Dataset excerpt ->
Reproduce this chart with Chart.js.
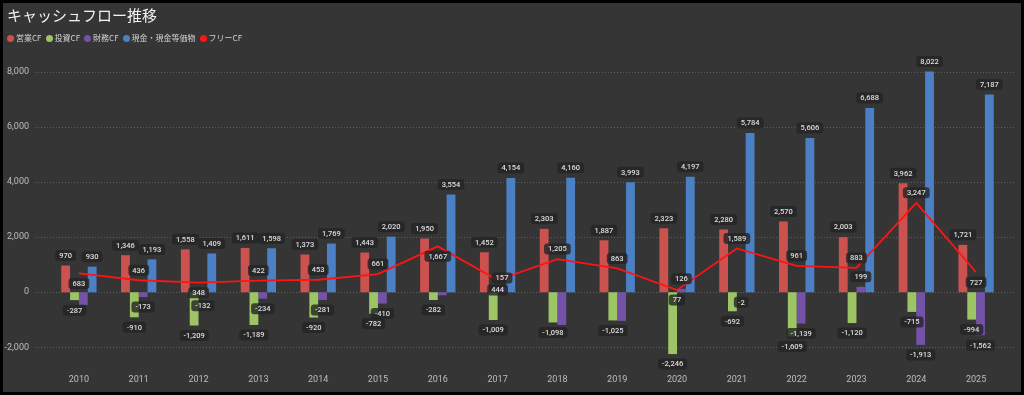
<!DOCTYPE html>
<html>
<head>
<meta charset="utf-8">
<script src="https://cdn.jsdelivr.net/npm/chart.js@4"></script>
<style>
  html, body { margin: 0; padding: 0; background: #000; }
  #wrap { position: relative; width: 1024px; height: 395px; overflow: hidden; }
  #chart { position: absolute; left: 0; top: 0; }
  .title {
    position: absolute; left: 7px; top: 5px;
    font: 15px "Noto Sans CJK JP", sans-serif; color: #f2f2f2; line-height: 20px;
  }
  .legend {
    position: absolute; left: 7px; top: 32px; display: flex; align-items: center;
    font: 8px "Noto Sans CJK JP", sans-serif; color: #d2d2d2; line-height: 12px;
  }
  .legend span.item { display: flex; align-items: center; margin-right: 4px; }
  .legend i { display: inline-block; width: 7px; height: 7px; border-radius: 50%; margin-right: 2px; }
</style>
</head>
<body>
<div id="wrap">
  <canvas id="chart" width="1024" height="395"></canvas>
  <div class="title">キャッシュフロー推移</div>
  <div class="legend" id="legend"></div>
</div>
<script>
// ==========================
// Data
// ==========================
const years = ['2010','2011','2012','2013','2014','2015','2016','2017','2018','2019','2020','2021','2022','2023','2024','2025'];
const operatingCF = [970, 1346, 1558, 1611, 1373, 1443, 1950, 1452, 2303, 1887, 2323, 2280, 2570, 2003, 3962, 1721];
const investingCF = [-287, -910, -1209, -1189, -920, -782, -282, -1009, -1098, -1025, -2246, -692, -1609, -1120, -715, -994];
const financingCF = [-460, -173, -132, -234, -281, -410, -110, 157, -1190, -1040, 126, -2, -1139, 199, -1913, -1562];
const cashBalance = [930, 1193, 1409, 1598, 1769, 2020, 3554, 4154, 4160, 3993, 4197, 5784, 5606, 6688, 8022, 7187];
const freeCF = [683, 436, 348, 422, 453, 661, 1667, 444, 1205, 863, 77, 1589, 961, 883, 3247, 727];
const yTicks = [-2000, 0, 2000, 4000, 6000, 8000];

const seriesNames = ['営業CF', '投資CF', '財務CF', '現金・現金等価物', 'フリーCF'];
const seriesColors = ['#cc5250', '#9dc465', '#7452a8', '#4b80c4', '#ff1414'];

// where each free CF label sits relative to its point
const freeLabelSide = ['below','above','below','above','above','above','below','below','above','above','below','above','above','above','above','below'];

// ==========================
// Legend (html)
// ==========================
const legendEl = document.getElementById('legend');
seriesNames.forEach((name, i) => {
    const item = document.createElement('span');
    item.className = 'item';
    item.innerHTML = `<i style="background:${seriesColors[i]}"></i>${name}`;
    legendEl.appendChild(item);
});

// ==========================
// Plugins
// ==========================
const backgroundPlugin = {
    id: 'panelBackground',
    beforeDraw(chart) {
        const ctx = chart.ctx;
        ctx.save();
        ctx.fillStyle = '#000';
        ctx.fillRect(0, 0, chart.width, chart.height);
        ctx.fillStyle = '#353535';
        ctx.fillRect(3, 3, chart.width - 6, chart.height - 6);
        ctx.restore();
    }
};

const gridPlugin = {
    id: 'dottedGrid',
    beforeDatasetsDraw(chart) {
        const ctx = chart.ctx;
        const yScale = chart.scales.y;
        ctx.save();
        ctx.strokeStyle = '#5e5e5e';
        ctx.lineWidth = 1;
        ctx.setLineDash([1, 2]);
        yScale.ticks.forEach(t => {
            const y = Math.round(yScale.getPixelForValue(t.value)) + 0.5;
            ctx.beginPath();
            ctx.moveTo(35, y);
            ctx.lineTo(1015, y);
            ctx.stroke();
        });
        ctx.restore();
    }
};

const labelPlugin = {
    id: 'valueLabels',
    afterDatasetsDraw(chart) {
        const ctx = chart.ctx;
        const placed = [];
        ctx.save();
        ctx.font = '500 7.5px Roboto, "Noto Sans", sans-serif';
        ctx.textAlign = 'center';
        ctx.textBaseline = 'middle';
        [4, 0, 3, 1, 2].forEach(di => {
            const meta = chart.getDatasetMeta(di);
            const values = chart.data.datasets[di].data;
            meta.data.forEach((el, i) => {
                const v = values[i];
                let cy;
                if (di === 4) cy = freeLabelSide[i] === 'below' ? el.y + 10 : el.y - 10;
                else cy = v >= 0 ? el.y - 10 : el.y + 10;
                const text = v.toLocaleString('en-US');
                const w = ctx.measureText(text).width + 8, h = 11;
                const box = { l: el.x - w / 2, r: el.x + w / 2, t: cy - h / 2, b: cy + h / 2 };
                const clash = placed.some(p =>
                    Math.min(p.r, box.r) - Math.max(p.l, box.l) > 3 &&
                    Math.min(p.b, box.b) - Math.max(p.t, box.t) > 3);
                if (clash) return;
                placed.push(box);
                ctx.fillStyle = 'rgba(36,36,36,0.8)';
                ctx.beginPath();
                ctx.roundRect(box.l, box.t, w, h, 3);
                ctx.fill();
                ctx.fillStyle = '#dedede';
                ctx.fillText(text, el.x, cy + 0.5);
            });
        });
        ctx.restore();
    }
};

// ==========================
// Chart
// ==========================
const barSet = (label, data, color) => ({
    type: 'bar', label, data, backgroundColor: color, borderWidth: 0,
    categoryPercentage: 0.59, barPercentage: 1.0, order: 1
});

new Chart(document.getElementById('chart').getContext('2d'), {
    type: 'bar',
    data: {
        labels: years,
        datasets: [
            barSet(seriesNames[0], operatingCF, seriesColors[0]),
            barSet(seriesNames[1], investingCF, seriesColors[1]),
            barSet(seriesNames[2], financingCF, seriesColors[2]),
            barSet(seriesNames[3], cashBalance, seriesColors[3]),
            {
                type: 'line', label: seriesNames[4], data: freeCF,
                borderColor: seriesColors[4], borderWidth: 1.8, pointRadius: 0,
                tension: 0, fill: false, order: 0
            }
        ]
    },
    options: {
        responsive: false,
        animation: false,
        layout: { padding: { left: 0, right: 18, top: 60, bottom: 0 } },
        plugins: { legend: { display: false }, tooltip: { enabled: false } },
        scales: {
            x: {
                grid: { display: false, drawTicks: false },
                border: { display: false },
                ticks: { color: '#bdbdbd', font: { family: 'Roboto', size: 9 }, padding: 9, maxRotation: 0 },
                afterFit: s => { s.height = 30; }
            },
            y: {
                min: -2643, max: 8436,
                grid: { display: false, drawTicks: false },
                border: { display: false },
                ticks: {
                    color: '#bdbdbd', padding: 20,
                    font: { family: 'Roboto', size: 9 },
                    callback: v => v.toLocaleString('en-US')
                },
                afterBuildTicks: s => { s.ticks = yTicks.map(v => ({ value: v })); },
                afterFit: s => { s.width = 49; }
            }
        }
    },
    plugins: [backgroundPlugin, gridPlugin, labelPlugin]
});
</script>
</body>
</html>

Goal ->
Repeat the material above in full and exactly, apart from the pictures.

Response to the task ->
Reproduce this chart with Chart.js.
<!DOCTYPE html>
<html>
<head>
<meta charset="utf-8">
<script src="https://cdn.jsdelivr.net/npm/chart.js@4"></script>
<style>
  html, body { margin: 0; padding: 0; background: #000; }
  #wrap { position: relative; width: 1024px; height: 395px; overflow: hidden; }
  #chart { position: absolute; left: 0; top: 0; }
  .title {
    position: absolute; left: 7px; top: 5px;
    font: 15px "Noto Sans CJK JP", sans-serif; color: #f2f2f2; line-height: 20px;
  }
  .legend {
    position: absolute; left: 7px; top: 32px; display: flex; align-items: center;
    font: 8px "Noto Sans CJK JP", sans-serif; color: #d2d2d2; line-height: 12px;
  }
  .legend span.item { display: flex; align-items: center; margin-right: 4px; }
  .legend i { display: inline-block; width: 7px; height: 7px; border-radius: 50%; margin-right: 2px; }
</style>
</head>
<body>
<div id="wrap">
  <canvas id="chart" width="1024" height="395"></canvas>
  <div class="title">キャッシュフロー推移</div>
  <div class="legend" id="legend"></div>
</div>
<script>
// ==========================
// Data
// ==========================
const years = ['2010','2011','2012','2013','2014','2015','2016','2017','2018','2019','2020','2021','2022','2023','2024','2025'];
const operatingCF = [970, 1346, 1558, 1611, 1373, 1443, 1950, 1452, 2303, 1887, 2323, 2280, 2570, 2003, 3962, 1721];
const investingCF = [-287, -910, -1209, -1189, -920, -782, -282, -1009, -1098, -1025, -2246, -692, -1609, -1120, -715, -994];
const financingCF = [-460, -173, -132, -234, -281, -410, -110, 157, -1190, -1040, 126, -2, -1139, 199, -1913, -1562];
const cashBalance = [930, 1193, 1409, 1598, 1769, 2020, 3554, 4154, 4160, 3993, 4197, 5784, 5606, 6688, 8022, 7187];
const freeCF = [683, 436, 348, 422, 453, 661, 1667, 444, 1205, 863, 77, 1589, 961, 883, 3247, 727];
const yTicks = [-2000, 0, 2000, 4000, 6000, 8000];

const seriesNames = ['営業CF', '投資CF', '財務CF', '現金・現金等価物', 'フリーCF'];
const seriesColors = ['#cc5250', '#9dc465', '#7452a8', '#4b80c4', '#ff1414'];

// where each free CF label sits relative to its point
const freeLabelSide = ['below','above','below','above','above','above','below','below','above','above','below','above','above','above','above','below'];

// ==========================
// Legend (html)
// ==========================
const legendEl = document.getElementById('legend');
seriesNames.forEach((name, i) => {
    const item = document.createElement('span');
    item.className = 'item';
    item.innerHTML = `<i style="background:${seriesColors[i]}"></i>${name}`;
    legendEl.appendChild(item);
});

// ==========================
// Plugins
// ==========================
const backgroundPlugin = {
    id: 'panelBackground',
    beforeDraw(chart) {
        const ctx = chart.ctx;
        ctx.save();
        ctx.fillStyle = '#000';
        ctx.fillRect(0, 0, chart.width, chart.height);
        ctx.fillStyle = '#353535';
        ctx.fillRect(3, 3, chart.width - 6, chart.height - 6);
        ctx.restore();
    }
};

const gridPlugin = {
    id: 'dottedGrid',
    beforeDatasetsDraw(chart) {
        const ctx = chart.ctx;
        const yScale = chart.scales.y;
        ctx.save();
        ctx.strokeStyle = '#5e5e5e';
        ctx.lineWidth = 1;
        ctx.setLineDash([1, 2]);
        yScale.ticks.forEach(t => {
            const y = Math.round(yScale.getPixelForValue(t.value)) + 0.5;
            ctx.beginPath();
            ctx.moveTo(35, y);
            ctx.lineTo(1015, y);
            ctx.stroke();
        });
        ctx.restore();
    }
};

const labelPlugin = {
    id: 'valueLabels',
    afterDatasetsDraw(chart) {
        const ctx = chart.ctx;
        const placed = [];
        ctx.save();
        ctx.font = '500 7.5px Roboto, "Noto Sans", sans-serif';
        ctx.textAlign = 'center';
        ctx.textBaseline = 'middle';
        [4, 0, 3, 1, 2].forEach(di => {
            const meta = chart.getDatasetMeta(di);
            const values = chart.data.datasets[di].data;
            meta.data.forEach((el, i) => {
                const v = values[i];
                let cy;
                if (di === 4) cy = freeLabelSide[i] === 'below' ? el.y + 10 : el.y - 10;
                else cy = v >= 0 ? el.y - 10 : el.y + 10;
                const text = v.toLocaleString('en-US');
                const w = ctx.measureText(text).width + 8, h = 11;
                const box = { l: el.x - w / 2, r: el.x + w / 2, t: cy - h / 2, b: cy + h / 2 };
                const clash = placed.some(p =>
                    Math.min(p.r, box.r) - Math.max(p.l, box.l) > 3 &&
                    Math.min(p.b, box.b) - Math.max(p.t, box.t) > 3);
                if (clash) return;
                placed.push(box);
                ctx.fillStyle = 'rgba(36,36,36,0.8)';
                ctx.beginPath();
                ctx.roundRect(box.l, box.t, w, h, 3);
                ctx.fill();
                ctx.fillStyle = '#dedede';
                ctx.fillText(text, el.x, cy + 0.5);
            });
        });
        ctx.restore();
    }
};

// ==========================
// Chart
// ==========================
const barSet = (label, data, color) => ({
    type: 'bar', label, data, backgroundColor: color, borderWidth: 0,
    categoryPercentage: 0.59, barPercentage: 1.0, order: 1
});

new Chart(document.getElementById('chart').getContext('2d'), {
    type: 'bar',
    data: {
        labels: years,
        datasets: [
            barSet(seriesNames[0], operatingCF, seriesColors[0]),
            barSet(seriesNames[1], investingCF, seriesColors[1]),
            barSet(seriesNames[2], financingCF, seriesColors[2]),
            barSet(seriesNames[3], cashBalance, seriesColors[3]),
            {
                type: 'line', label: seriesNames[4], data: freeCF,
                borderColor: seriesColors[4], borderWidth: 1.8, pointRadius: 0,
                tension: 0, fill: false, order: 0
            }
        ]
    },
    options: {
        responsive: false,
        animation: false,
        layout: { padding: { left: 0, right: 18, top: 60, bottom: 0 } },
        plugins: { legend: { display: false }, tooltip: { enabled: false } },
        scales: {
            x: {
                grid: { display: false, drawTicks: false },
                border: { display: false },
                ticks: { color: '#bdbdbd', font: { family: 'Roboto', size: 9 }, padding: 9, maxRotation: 0 },
                afterFit: s => { s.height = 30; }
            },
            y: {
                min: -2643, max: 8436,
                grid: { display: false, drawTicks: false },
                border: { display: false },
                ticks: {
                    color: '#bdbdbd', padding: 20,
                    font: { family: 'Roboto', size: 9 },
                    callback: v => v.toLocaleString('en-US')
                },
                afterBuildTicks: s => { s.ticks = yTicks.map(v => ({ value: v })); },
                afterFit: s => { s.width = 49; }
            }
        }
    },
    plugins: [backgroundPlugin, gridPlugin, labelPlugin]
});
</script>
</body>
</html>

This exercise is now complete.